Who hasn’t tasted tempeh at least for once in their lives? The soybean cake is popular due to its high nutrition values and low cost. The Indonesian side dish is a favourite among the locals and it is liked by many in the U.S. and Europe, making the demands for tempeh quite high.
To meet the demands, the industry applies machines to peel the soybean during the tempeh production. Different machines are offered in the market. But, we will soon see a new type of machine that is developed by Ir. Mudjijana, M.Eng., lecturer in Mechanical Engineering of UGM.
Unlike other machines that use a rotating disk, the machine he has developed uses a screw that allows bigger surface between the screw and its house. The screw makes the cracking smoother, thus minimising the soybean from breaking too much. “It has been tested that at least 60% of the beans can be halved,” said Mudji.

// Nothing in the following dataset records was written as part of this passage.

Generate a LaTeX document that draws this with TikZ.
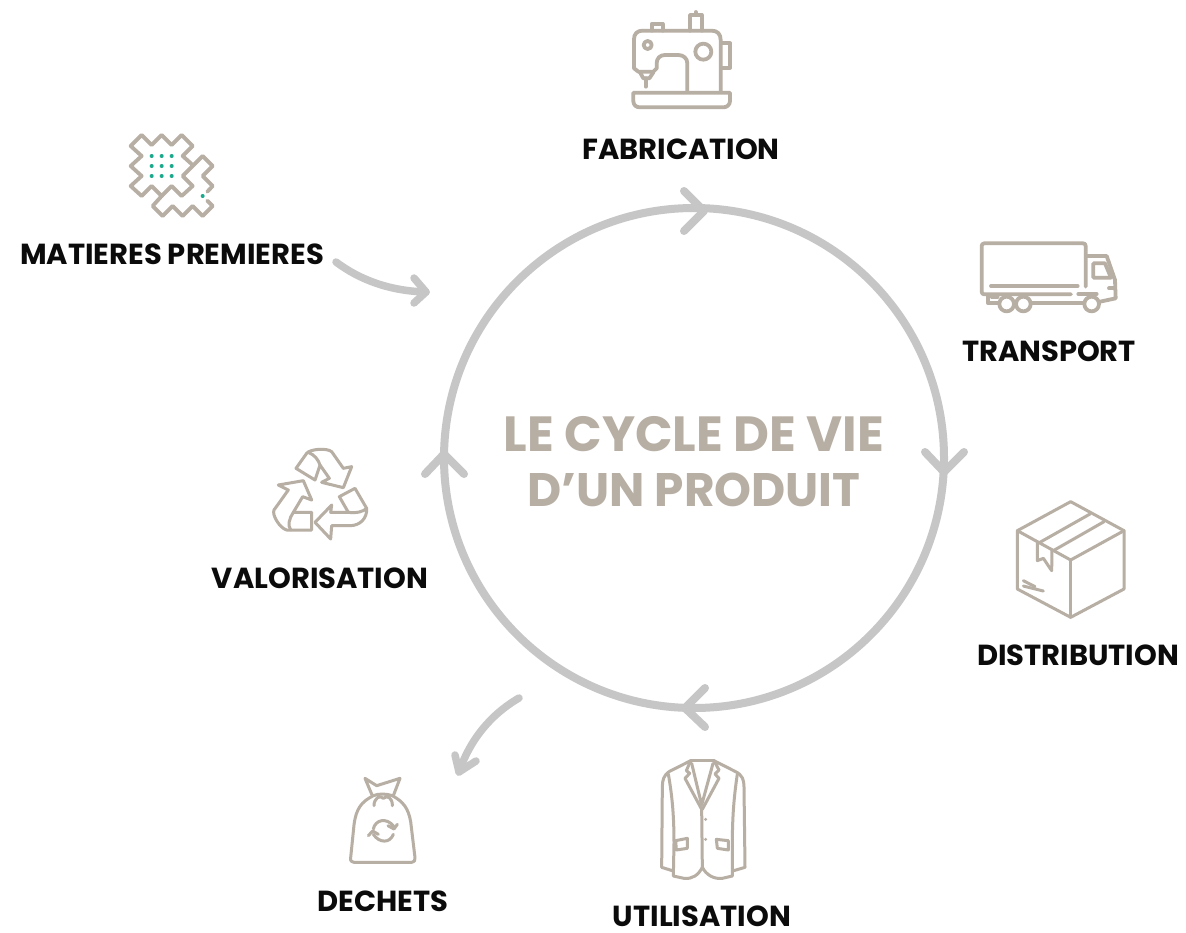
\documentclass[tikz,border=0pt]{standalone}
\usepackage{fontspec}
\setmainfont{Poppins}
\definecolor{taupe}{HTML}{B7AEA4}
\definecolor{ringgrey}{HTML}{C6C6C6}
\definecolor{teal}{HTML}{1BA98C}
\definecolor{labelink}{HTML}{0B0B0B}
\tikzset{
  icon/.style={draw=taupe,line width=3.8pt,line join=round,line cap=round},
  thinicon/.style={draw=taupe,line width=3pt,line join=round,line cap=round},
  label/.style={text=labelink,font=\fontsize{29}{33}\selectfont\bfseries,inner sep=0pt,anchor=center},
  title/.style={text=taupe,font=\fontsize{49.4}{58}\selectfont\bfseries,inner sep=0pt,anchor=center},
  titlesmall/.style={text=taupe,font=\fontsize{47}{58}\selectfont\bfseries,inner sep=0pt,anchor=center},
  ring/.style={draw=ringgrey,line width=8pt,circle,minimum size=500pt,inner sep=0pt},
  chevron/.style={draw=ringgrey,line width=8pt,line cap=round,line join=round},
  flow/.style={draw=ringgrey,line width=7.5pt,line cap=round,line join=round}
}
\begin{document}
\begin{tikzpicture}[x=1pt,y=-1pt]
\useasboundingbox (0,0) rectangle (1186,932);
\fill[white] (0,0) rectangle (1186,932);
% ring
\node[ring] (cycle) at (694,458) {};
\draw[chevron] (684,191) -- (704,211) -- (684,231);
\draw[chevron] (925,452) -- (944,472) -- (964,452);
\draw[chevron] (705,688) -- (685,708) -- (705,727);
\draw[chevron] (425,474) -- (444,454) -- (464,474);
% title
\node[title] (t1) at (694,434) {LE CYCLE DE VIE};
\node[titlesmall] (t2) at (694,490) {D’UN PRODUIT};
% labels
\node[label] (mat) at (172,254) {MATIERES PREMIERES};
\node[label] (fab) at (681,149) {FABRICATION};
\node[label] (tra) at (1049,351) {TRANSPORT};
\node[label] (dis) at (1078,655) {DISTRIBUTION};
\node[label] (uti) at (702,916) {UTILISATION};
\node[label] (dec) at (383,901) {DECHETS};
\node[label] (val) at (320,578) {VALORISATION};
% side arrows
\coordinate (matS) at (336,262);
\coordinate (matE) at (426,292);
\draw[flow] (matS) .. controls (360,280) and (390,291) .. (matE);
\draw[flow] (414,278) -- (matE) -- (414,303);
\coordinate (decS) at (519,698);
\coordinate (decE) at (459,772);
\draw[flow] (decS) .. controls (490,715) and (470,740) .. (decE);
\draw[flow] (455,755) -- (decE) -- (476,761);
% matieres icon
\begin{scope}[shift={(100,120)},scale=1/3]
\draw[icon] (322,215) -- (338,198) -- (308,168) -- (338,138) -- (308,108) -- (248,168) -- (278,198) -- (245,228) -- (215,198) -- (185,228) -- (155,198) -- (125,228) -- (92,198) -- (125,168) -- (92,138) -- (125,108) -- (92,78) -- (125,45) -- (155,75) -- (185,45) -- (215,75) -- (245,45) -- (278,78) -- (248,108) -- (278,135);
\draw[icon] (322,242) -- (338,258) -- (308,288) -- (278,258) -- (248,288) -- (218,258) -- (188,288) -- (158,258) -- (185,228);
\foreach \px in {155,185,215} \foreach \py in {108,138,168} \fill[teal] (\px,\py) circle (6);
\fill[teal] (308,228) circle (6);
\end{scope}
% sewing machine
\begin{scope}[shift={(610,0)},scale=1/3]
\draw[icon] (232,275) -- (232,190) .. controls (232,175) and (220,165) .. (205,165) -- (165,165) .. controls (150,165) and (140,175) .. (140,190) -- (140,205) -- (130,215) -- (85,215) -- (72,205) -- (72,117) .. controls (72,102) and (82,92) .. (97,92) -- (305,92) .. controls (322,92) and (332,102) .. (332,120) -- (332,275);
\draw[icon] (280,155) circle (24);
\draw[icon] (113,135) circle (12);
\draw[icon] (336,130) -- (360,130) -- (360,203) -- (336,203);
\draw[icon] (240,92) -- (240,45) -- (275,45) -- (275,92);
\draw[icon] (257,36) -- (257,45);
\draw[icon] (125,92) -- (125,72) -- (158,72) -- (158,92);
\draw[icon] (90,217) -- (100,235) -- (118,235) -- (130,217);
\draw[icon] (107,235) -- (107,260);
\draw[icon] (70,278) -- (360,278) -- (360,303) .. controls (360,315) and (350,322) .. (340,322) -- (90,322) .. controls (78,322) and (70,315) .. (70,303) -- cycle;
\end{scope}
% truck
\begin{scope}[shift={(965,230)},scale=1/3]
\draw[icon] (318,193) -- (58,193) .. controls (53,193) and (50,190) .. (50,185) -- (50,48) .. controls (50,43) and (53,40) .. (58,40) -- (354,40) .. controls (359,40) and (362,43) .. (362,48) -- (362,170);
\draw[icon] (78,168) -- (338,168);
\draw[icon] (365,78) -- (425,78) -- (450,150) -- (452,205) -- (405,215);
\draw[icon] (385,100) -- (420,100) -- (438,143) -- (385,143) -- cycle;
\draw[icon] (340,192) -- (395,192);
\draw[icon] (432,175) -- (450,175);
\draw[icon] (380,222) circle (22);
\draw[icon] (125,222) circle (22);
\draw[icon] (175,222) circle (22);
\draw[icon] (200,218) -- (356,218);
\draw[icon] (68,200) -- (68,218) -- (100,218);
\draw[icon] (80,200) -- (98,200);
\end{scope}
% box
\begin{scope}[shift={(1000,490)},scale=1/3]
\draw[thinicon] (212,35) -- (372,122) -- (372,297) -- (212,382) -- (52,297) -- (52,122) -- cycle;
\draw[thinicon] (52,122) -- (212,210) -- (372,122);
\draw[thinicon] (212,210) -- (212,382);
\draw[thinicon] (118,158) -- (270,72);
\draw[thinicon] (160,182) -- (312,95);
\draw[thinicon] (112,155) -- (112,212) -- (130,205) -- (155,242) -- (156,180);
\draw[thinicon] (70,272) -- (105,290);
\draw[thinicon] (70,288) -- (130,303);
\end{scope}
% jacket
\begin{scope}[shift={(639,750)},scale=1/3]
\draw[thinicon] (155,32) -- (225,32);
\draw[thinicon] (155,32) -- (90,65) .. controls (75,75) and (70,90) .. (70,110) -- (68,352) -- (100,362);
\draw[thinicon] (225,32) -- (290,65) .. controls (310,75) and (315,90) .. (315,110) -- (318,352) -- (284,362);
\draw[thinicon] (88,72) .. controls (100,140) and (105,200) .. (105,280) -- (103,378) -- (135,385) .. controls (160,388) and (178,375) .. (190,352) .. controls (202,375) and (225,388) .. (250,385) -- (280,378) -- (280,280) .. controls (280,200) and (285,140) .. (295,72);
\draw[thinicon] (155,32) -- (142,62) -- (152,70) -- (138,85) -- (188,178) -- (190,352);
\draw[thinicon] (225,32) -- (240,60) -- (228,72) -- (240,85) -- (190,178);
\draw[thinicon] (158,40) -- (188,165) -- (222,40);
\fill[taupe] (200,208) circle (5);
\fill[taupe] (200,268) circle (5);
\draw[thinicon] (110,272) -- (145,265) -- (145,295) -- (112,300) -- cycle;
\draw[thinicon] (232,268) -- (268,272) -- (268,300) -- (235,295) -- cycle;
\end{scope}
% bag
\begin{scope}[shift={(330,765)},scale=1/3]
\draw[thinicon] (127,92) -- (105,40) -- (140,62) -- (210,40) -- (190,92);
\draw[thinicon] (132,122) .. controls (132,100) and (150,88) .. (160,100) .. controls (172,88) and (188,100) .. (187,122);
\draw[thinicon] (130,92) .. controls (95,110) and (78,130) .. (72,180) -- (62,278) .. controls (60,288) and (66,292) .. (72,292) -- (245,292) .. controls (252,292) and (257,286) .. (255,278) -- (242,170) .. controls (235,130) and (220,110) .. (187,92) .. controls (170,86) and (145,85) .. (130,92);
\draw[thinicon] (130,192) .. controls (135,165) and (170,155) .. (192,185);
\draw[thinicon] (174,182) -- (192,192) -- (202,178);
\draw[thinicon] (190,208) .. controls (180,235) and (148,235) .. (130,208);
\draw[thinicon] (115,212) -- (128,198) -- (145,208);
\end{scope}
% recycling
\begin{scope}[shift={(260,435)},scale=1/3]
\draw[thinicon] (108,100) -- (140,55) .. controls (150,42) and (200,38) .. (215,50) -- (250,100) -- (275,95) -- (250,158) -- (185,142) -- (208,130) -- (180,90) -- (165,135) -- cycle;
\draw[thinicon] (145,52) .. controls (165,60) and (175,75) .. (180,90);
\draw[thinicon] (55,150) -- (130,137) -- (155,195) -- (128,185) -- (100,232) -- (155,232) -- (155,285) -- (80,285) .. controls (60,280) and (35,240) .. (42,225) -- (85,165) -- cycle;
\draw[thinicon] (100,232) .. controls (88,250) and (82,270) .. (92,285);
\draw[thinicon] (165,262) -- (215,210) -- (212,232) -- (265,232) -- (238,185) -- (285,160) -- (320,220) .. controls (322,250) and (300,272) .. (270,272) -- (215,272) -- (212,312) -- cycle;
\draw[thinicon] (265,232) .. controls (290,235) and (310,230) .. (320,220);
\end{scope}
\end{tikzpicture}
\end{document}
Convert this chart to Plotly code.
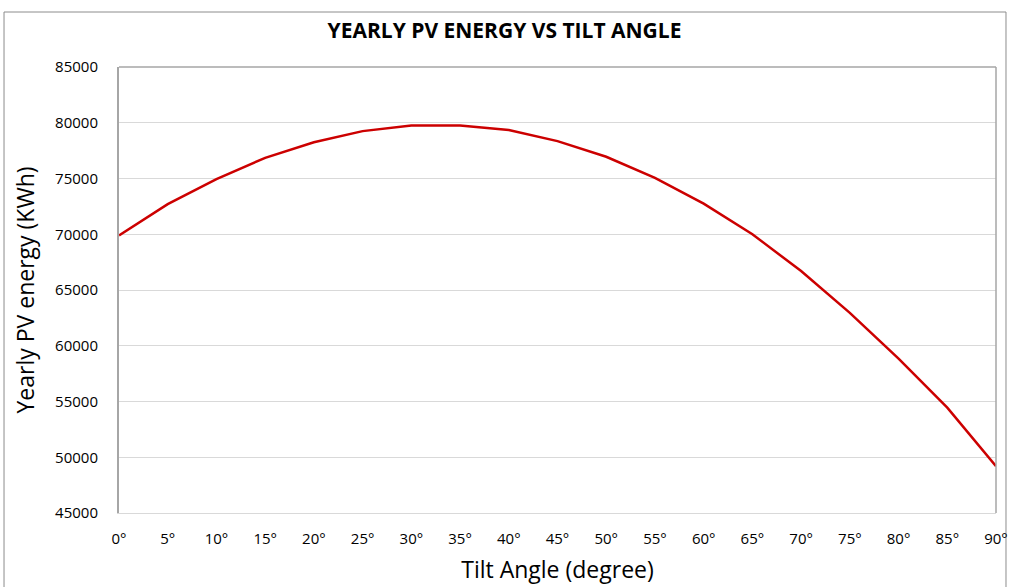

In addition, the machine takes a slimmer shape, hence space-efficient. His soybean machine consists of a screw and screwhouse made of aluminium. It is connected with a second axis. “The axis is operated with a V-belt transmission electromotor,” Mudji said.
The machine is operated by a 220 Volts motor that rotates at 1,100 rpm. The capacity averages 16-20 kg per hour. “This would only take 300 Watts of power,” Mudji added.
Mudji revealed that the idea was actually from his student who came to him back in 2003 asking for his supervision on his thesis making a soybean miller. The student used a wood screwhouse and manual operation. The student’s machine was developed further using electric motor. It emerged that at a national student exhibition in Bandung in 2004, the local Industry and Cooperatives Agency suggested them to apply for a patent for the machine. After seeking approval from the student and making additions to some parts, Mudji registered for a patent that was finally given in 2010.
In 201 he built a tempeh mini plant in Yogyakarta together with the RELA, a group of tempeh producers. The mini plant can produce up to 10 kg of soybeans that makes up 200 tempeh cakes that are wrapped in banana leaves.
Mudji is now developing a soybean miller for a double capacity, resulting in 32 kg per hour or 250 kg per day. He hopes to be able to produce the machine this year that will sell 2.5 million each.